Give every line again exactly as it appears, please, but not the pictures.

────────────────

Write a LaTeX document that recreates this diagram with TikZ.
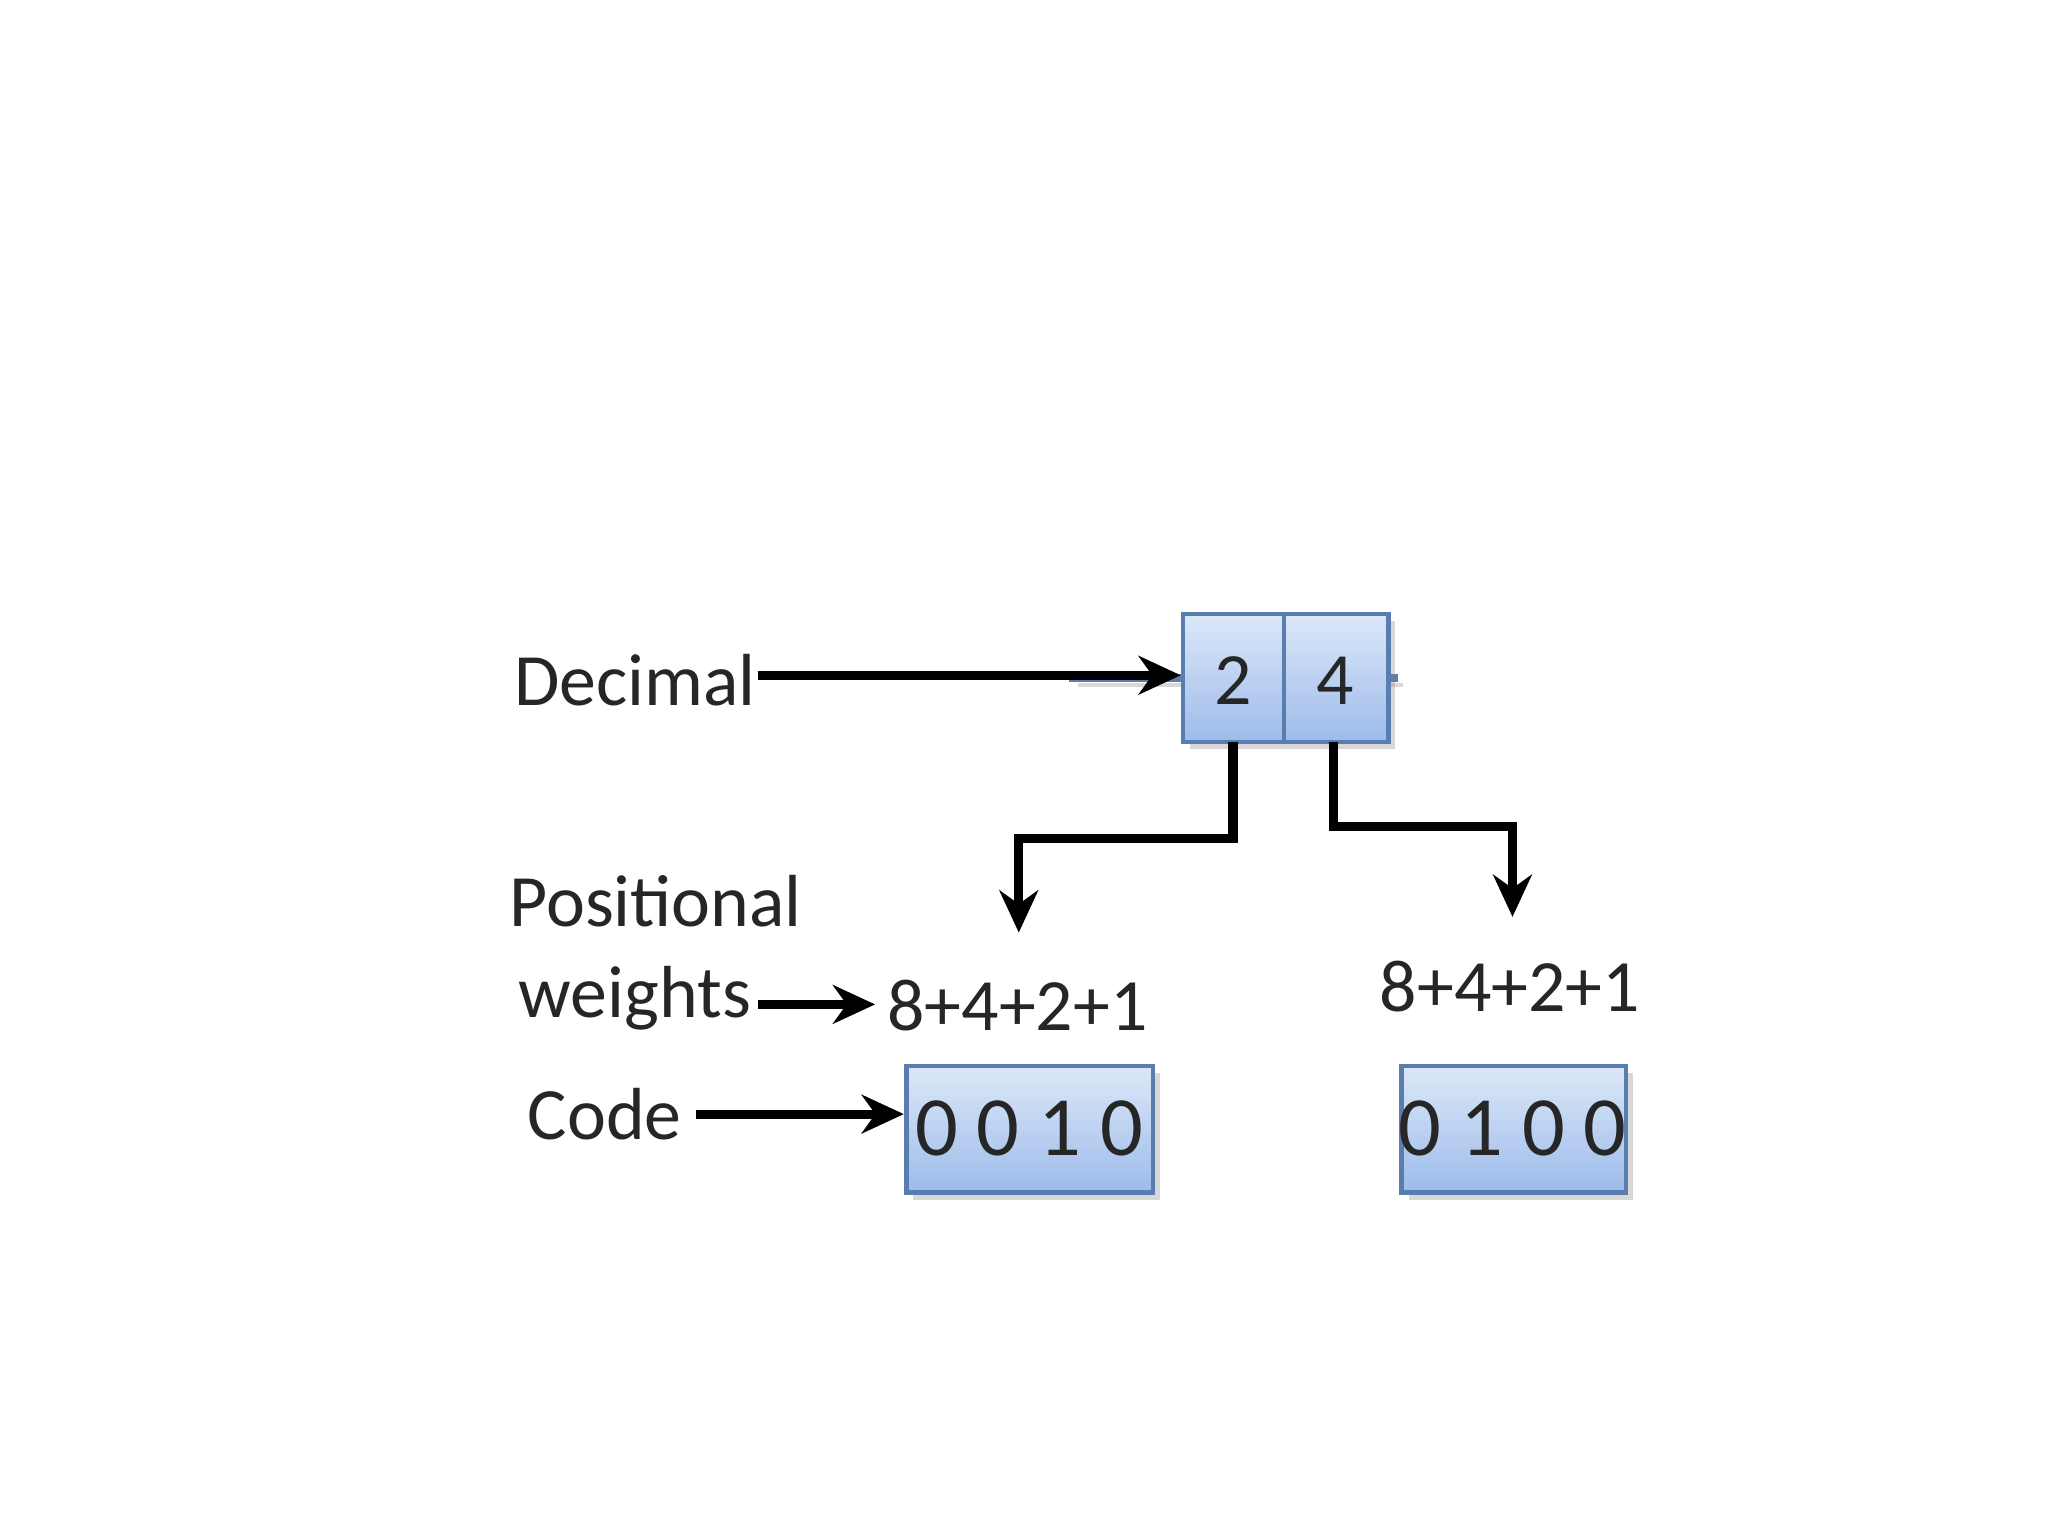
\documentclass[tikz,border=0pt]{standalone}
\usepackage{fontspec}
\setmainfont{Carlito}
\usetikzlibrary{arrows.meta,shadows}
\definecolor{btop}{HTML}{DCE8F8}
\definecolor{bbot}{HTML}{9DBBEA}
\definecolor{bdr}{HTML}{5A7DB0}
\tikzset{
  cell/.style={draw=bdr,line width=1.2pt,top color=btop,bottom color=bbot,drop shadow={opacity=0.3,shadow xshift=2pt,shadow yshift=-2pt}},
  lbl/.style={font=\fontsize{21}{24}\selectfont,text=black!85},
  arr/.style={line width=2.6pt,-{Stealth[length=12pt,width=11pt]}}
}
\begin{document}
\begin{tikzpicture}[x=0.01306cm,y=-0.01306cm]
\useasboundingbox (0,0) rectangle (1568,1176);
\fill[white] (0,0) rectangle (1568,1176);
% top boxes
\node[cell,minimum width=77\pgflinewidth,inner sep=0] (d2) at (944.5,519) {};
\path[cell] (906,470) rectangle (983,568);
\path[cell] (983,470) rectangle (1063,568);
\node[lbl] (n2) at (944,521) {2};
\node[lbl] (n4) at (1022,521) {4};
\coordinate (b2) at (944,568);
\coordinate (b4) at (1021,568);
\coordinate (dl) at (904,517);
% code boxes
\path[cell] (694,816) rectangle (883,913);
\node[lbl,font=\fontsize{24}{28}\selectfont] (c1) at (788,864) {0 0 1 0};
\path[cell] (1073,816) rectangle (1245,913);
\node[lbl,font=\fontsize{24}{28}\selectfont] (c2) at (1158,864) {0 1 0 0};
\coordinate (c1l) at (692,853);
% labels
\node[lbl] (dec) at (486,521) {Decimal};
\node[lbl] (pos) at (502,690) {Positional};
\node[lbl] (wt) at (486,764) {weights};
\node[lbl] (code) at (463,853) {Code};
\node[lbl] (w1) at (779,770) {8+4+2+1};
\node[lbl] (w2) at (1156,755) {8+4+2+1};
% arrows
\draw[arr] (580,517) -- (dl);
\draw[arr] (580,769) -- (w1.west|-0,769);
\draw[arr] (533,853) -- (c1l);
\draw[arr,line join=miter] (b2) -- (944,642) -- (780,642) -- (780,714);
\draw[arr,line join=miter] (b4) -- (1021,633) -- (1158,633) -- (1158,702);
\end{tikzpicture}
\end{document}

────────────────

* Answer for this exercise:
Write a LaTeX document that recreates this diagram with TikZ.
\documentclass[tikz,border=0pt]{standalone}
\usepackage{fontspec}
\setmainfont{Carlito}
\usetikzlibrary{arrows.meta,shadows}
\definecolor{btop}{HTML}{DCE8F8}
\definecolor{bbot}{HTML}{9DBBEA}
\definecolor{bdr}{HTML}{5A7DB0}
\tikzset{
  cell/.style={draw=bdr,line width=1.2pt,top color=btop,bottom color=bbot,drop shadow={opacity=0.3,shadow xshift=2pt,shadow yshift=-2pt}},
  lbl/.style={font=\fontsize{21}{24}\selectfont,text=black!85},
  arr/.style={line width=2.6pt,-{Stealth[length=12pt,width=11pt]}}
}
\begin{document}
\begin{tikzpicture}[x=0.01306cm,y=-0.01306cm]
\useasboundingbox (0,0) rectangle (1568,1176);
\fill[white] (0,0) rectangle (1568,1176);
% top boxes
\node[cell,minimum width=77\pgflinewidth,inner sep=0] (d2) at (944.5,519) {};
\path[cell] (906,470) rectangle (983,568);
\path[cell] (983,470) rectangle (1063,568);
\node[lbl] (n2) at (944,521) {2};
\node[lbl] (n4) at (1022,521) {4};
\coordinate (b2) at (944,568);
\coordinate (b4) at (1021,568);
\coordinate (dl) at (904,517);
% code boxes
\path[cell] (694,816) rectangle (883,913);
\node[lbl,font=\fontsize{24}{28}\selectfont] (c1) at (788,864) {0 0 1 0};
\path[cell] (1073,816) rectangle (1245,913);
\node[lbl,font=\fontsize{24}{28}\selectfont] (c2) at (1158,864) {0 1 0 0};
\coordinate (c1l) at (692,853);
% labels
\node[lbl] (dec) at (486,521) {Decimal};
\node[lbl] (pos) at (502,690) {Positional};
\node[lbl] (wt) at (486,764) {weights};
\node[lbl] (code) at (463,853) {Code};
\node[lbl] (w1) at (779,770) {8+4+2+1};
\node[lbl] (w2) at (1156,755) {8+4+2+1};
% arrows
\draw[arr] (580,517) -- (dl);
\draw[arr] (580,769) -- (w1.west|-0,769);
\draw[arr] (533,853) -- (c1l);
\draw[arr,line join=miter] (b2) -- (944,642) -- (780,642) -- (780,714);
\draw[arr,line join=miter] (b4) -- (1021,633) -- (1158,633) -- (1158,702);
\end{tikzpicture}
\end{document}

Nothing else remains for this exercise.